I went and looked at the new SE today in the Apple store today and took the opportunity to compare it with the 13 Mini (in the new sludge green colour, as it happened), just in case I could persuade myself to give up TouchID for the better camera, etc. I'm definitely getting the SE! I found the lack of home button very annoying; perhaps I would get used to that, but I could barely reach the top corner to open control centre (or whatever it's called that accesses the camera, torch, etc), which I use all the time.
There is something that I keep forgetting that can mitigate some of the Touch ID woes: backtap. This is a feature not available on the SE; it's only available on the 12 and 13 generations. It's an Accessibility feature that enables you to assign actions to double-tapping or triple-tapping the back of the phone. You can, for example, assign "Home" to a double-tap and "Control Center" to a triple-tap. You can even assign a Shortcut to either, which means anything you can program into a Shortcut you can have a double- or triple-tap away.
This is a feature I usually forget, and when I did my whole comparison between Touch ID and Face ID earlier in this thread I DID forget it! I currently have "Home" assigned to double-tap, which means I no longer need to swipe up to get to home, even from the lock screen. This is not perfect: the target is the entire back of the phone (so, where my index finger is anyway), BUT it's more sensitive towards the middle of the phone than towards the edges. It takes a gentler tap in the middle than the edges. And it's not instantaneous like a swipe or button press is, there's a half second between the tap and the action. But it is something I can invoke without having to be very accurate or to reposition my hand or finger.
You only have two of these (double and triple), so you've got to use them wisely. I like the idea of using it to activate Control Center, but I'm a two-handed user anyway, so I'm going to work with the controls with my opposite hand, so I might as well swipe down with the opposite hand. But I can assign specific controls: I can invoke the camera, or the flashlight, or the TV Remote, for example.
You can also invoke Reachability. Reachability has been around since 2014 or so, whenever the iPhone 6 came out: it's a function that slides the content of the screen (including the title bar) downwards, more in reach of your thumb. On Touch ID phones I think it was a triple-press, or perhaps it was a double-tap. On Face ID phones it's a swipe DOWN off of the bottom edge of the phone (a swipe down anywhere else on the screen invokes Spotlight, it has to be off the bottom to do Reachability), which I find really uncomfortable. BUT I can also assign Reachability to a backtap. I checked it out this morning, and when Reachability brings the top down, it also brings the top swipes down with it: you can then access Control Center with a swipe much closer to your thumb. There is some accuracy involved, but the reach issue will have been at least helped.
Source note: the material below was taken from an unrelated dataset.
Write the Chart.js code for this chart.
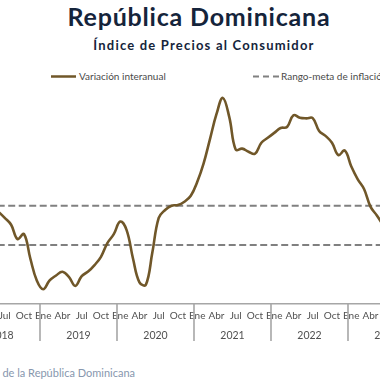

Reachability is also available on the iPhone you have now, even on an SE 2016, if you want to play around with it.
Neither of these features is a replacement for Touch ID; both are limited. But both at least partially bridges the gap.
More superficial observations: the starlight colour is very pretty, and the 'naked' phone felt like a high quality, very solid, well made object, slightly different to the 2020 model. I guess that's the different glass.
I was going to counter the suggestion that the SE 2022 should feel more solid than the 2020: how can that be, if they're the same chassis? But the glass! You're right, I bet the glass would contribute to that!